_SUPPLIED MATERIAL:_
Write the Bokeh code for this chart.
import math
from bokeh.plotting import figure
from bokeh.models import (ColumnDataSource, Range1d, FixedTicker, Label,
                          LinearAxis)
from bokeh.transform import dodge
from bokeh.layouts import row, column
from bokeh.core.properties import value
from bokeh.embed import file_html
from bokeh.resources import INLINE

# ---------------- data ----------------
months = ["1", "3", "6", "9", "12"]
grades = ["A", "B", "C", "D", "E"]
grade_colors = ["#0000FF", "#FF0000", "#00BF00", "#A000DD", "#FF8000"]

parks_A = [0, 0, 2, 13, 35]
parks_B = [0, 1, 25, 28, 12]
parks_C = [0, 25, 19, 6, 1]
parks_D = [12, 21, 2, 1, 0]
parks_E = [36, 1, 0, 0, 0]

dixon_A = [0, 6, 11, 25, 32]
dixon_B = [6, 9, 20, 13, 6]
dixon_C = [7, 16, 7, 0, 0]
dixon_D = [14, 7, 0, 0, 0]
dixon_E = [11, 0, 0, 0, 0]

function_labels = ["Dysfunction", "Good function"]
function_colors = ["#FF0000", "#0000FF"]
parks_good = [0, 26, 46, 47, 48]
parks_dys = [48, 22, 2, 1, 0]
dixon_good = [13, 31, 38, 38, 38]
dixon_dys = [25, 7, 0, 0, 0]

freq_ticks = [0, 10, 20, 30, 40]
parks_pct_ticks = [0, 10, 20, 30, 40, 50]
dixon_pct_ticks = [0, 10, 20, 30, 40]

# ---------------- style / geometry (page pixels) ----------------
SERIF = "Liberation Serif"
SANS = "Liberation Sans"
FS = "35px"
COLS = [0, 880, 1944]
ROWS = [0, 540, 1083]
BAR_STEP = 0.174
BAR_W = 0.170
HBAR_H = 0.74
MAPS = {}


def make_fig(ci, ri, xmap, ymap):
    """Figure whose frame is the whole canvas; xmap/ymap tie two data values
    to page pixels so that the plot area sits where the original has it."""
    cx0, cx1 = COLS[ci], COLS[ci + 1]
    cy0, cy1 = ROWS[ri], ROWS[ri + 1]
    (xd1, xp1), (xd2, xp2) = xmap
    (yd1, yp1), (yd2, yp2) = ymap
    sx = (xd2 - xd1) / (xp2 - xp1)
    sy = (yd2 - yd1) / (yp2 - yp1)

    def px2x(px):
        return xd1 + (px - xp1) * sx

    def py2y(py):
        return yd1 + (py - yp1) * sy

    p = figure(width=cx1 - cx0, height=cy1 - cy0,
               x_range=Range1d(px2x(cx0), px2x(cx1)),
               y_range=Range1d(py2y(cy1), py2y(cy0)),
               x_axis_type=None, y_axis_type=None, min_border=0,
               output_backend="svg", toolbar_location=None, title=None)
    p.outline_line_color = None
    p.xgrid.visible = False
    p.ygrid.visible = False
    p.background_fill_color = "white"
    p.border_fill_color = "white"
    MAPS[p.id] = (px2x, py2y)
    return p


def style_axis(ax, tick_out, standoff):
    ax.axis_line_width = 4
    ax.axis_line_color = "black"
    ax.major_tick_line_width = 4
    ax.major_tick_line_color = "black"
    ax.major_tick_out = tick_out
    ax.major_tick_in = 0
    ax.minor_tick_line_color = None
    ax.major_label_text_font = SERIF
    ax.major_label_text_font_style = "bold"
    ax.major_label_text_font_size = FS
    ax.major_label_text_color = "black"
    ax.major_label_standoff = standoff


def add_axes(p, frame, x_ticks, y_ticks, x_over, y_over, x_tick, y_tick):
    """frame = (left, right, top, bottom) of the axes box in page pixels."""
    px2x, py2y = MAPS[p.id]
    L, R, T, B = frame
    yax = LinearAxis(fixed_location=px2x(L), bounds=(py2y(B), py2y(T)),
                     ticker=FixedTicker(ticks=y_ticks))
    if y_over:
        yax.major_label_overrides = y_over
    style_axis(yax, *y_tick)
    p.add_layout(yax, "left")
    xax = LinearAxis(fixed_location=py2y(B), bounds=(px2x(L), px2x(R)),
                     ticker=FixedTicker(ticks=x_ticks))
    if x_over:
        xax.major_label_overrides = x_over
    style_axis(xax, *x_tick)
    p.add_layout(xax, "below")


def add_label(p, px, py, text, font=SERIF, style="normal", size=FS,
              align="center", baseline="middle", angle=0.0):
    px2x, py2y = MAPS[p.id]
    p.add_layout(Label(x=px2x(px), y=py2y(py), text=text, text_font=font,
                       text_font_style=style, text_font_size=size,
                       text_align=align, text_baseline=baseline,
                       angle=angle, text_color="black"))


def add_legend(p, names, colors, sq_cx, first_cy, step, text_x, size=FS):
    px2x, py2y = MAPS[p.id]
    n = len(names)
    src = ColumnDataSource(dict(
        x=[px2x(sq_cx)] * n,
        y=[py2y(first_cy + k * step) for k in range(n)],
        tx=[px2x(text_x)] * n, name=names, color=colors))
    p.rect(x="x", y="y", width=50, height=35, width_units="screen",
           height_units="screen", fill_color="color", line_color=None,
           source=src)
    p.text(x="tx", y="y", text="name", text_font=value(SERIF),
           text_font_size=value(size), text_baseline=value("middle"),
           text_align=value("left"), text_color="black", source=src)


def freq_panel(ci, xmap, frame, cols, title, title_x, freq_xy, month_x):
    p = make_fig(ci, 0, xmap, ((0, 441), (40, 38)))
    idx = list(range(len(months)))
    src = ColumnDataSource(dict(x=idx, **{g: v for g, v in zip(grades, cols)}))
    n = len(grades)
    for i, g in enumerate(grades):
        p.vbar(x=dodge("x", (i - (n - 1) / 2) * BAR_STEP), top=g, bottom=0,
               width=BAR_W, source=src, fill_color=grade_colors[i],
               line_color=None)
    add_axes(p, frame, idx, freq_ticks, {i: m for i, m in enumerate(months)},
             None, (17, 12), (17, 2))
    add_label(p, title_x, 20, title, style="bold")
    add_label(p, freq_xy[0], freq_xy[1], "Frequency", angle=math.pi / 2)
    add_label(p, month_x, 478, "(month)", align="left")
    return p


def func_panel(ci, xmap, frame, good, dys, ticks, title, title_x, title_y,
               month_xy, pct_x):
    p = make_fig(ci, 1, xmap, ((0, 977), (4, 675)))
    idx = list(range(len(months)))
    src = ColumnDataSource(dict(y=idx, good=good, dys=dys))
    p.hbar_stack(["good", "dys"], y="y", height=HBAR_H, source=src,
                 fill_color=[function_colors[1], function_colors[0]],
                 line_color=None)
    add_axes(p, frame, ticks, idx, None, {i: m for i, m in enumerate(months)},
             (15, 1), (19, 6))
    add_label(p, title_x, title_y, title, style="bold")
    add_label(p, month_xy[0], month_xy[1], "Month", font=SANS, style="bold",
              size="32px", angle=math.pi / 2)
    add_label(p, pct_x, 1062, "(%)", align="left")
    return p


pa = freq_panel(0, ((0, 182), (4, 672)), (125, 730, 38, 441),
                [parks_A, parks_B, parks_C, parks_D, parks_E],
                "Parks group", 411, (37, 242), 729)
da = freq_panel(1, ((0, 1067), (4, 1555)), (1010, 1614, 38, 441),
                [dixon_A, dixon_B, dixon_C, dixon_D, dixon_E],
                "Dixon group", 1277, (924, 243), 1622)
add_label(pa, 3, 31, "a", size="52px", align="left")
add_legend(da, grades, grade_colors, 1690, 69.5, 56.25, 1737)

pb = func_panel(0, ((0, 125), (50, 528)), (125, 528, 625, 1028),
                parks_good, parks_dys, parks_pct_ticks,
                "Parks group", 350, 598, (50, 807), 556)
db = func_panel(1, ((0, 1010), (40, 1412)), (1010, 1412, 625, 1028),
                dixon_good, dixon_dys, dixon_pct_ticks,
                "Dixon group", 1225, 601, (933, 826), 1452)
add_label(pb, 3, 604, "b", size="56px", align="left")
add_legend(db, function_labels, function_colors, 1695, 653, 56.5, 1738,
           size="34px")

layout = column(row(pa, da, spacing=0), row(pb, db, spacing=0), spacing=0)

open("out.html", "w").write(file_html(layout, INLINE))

_TASK BRIEF:_
Copy exactly the lines that run from the first line of the data to the line containing "from bokeh.resources import INLINE", please, with both ends included and nothing else.

_THE COMPLETED TASK:_
Write the Bokeh code for this chart.
import math
from bokeh.plotting import figure
from bokeh.models import (ColumnDataSource, Range1d, FixedTicker, Label,
                          LinearAxis)
from bokeh.transform import dodge
from bokeh.layouts import row, column
from bokeh.core.properties import value
from bokeh.embed import file_html
from bokeh.resources import INLINE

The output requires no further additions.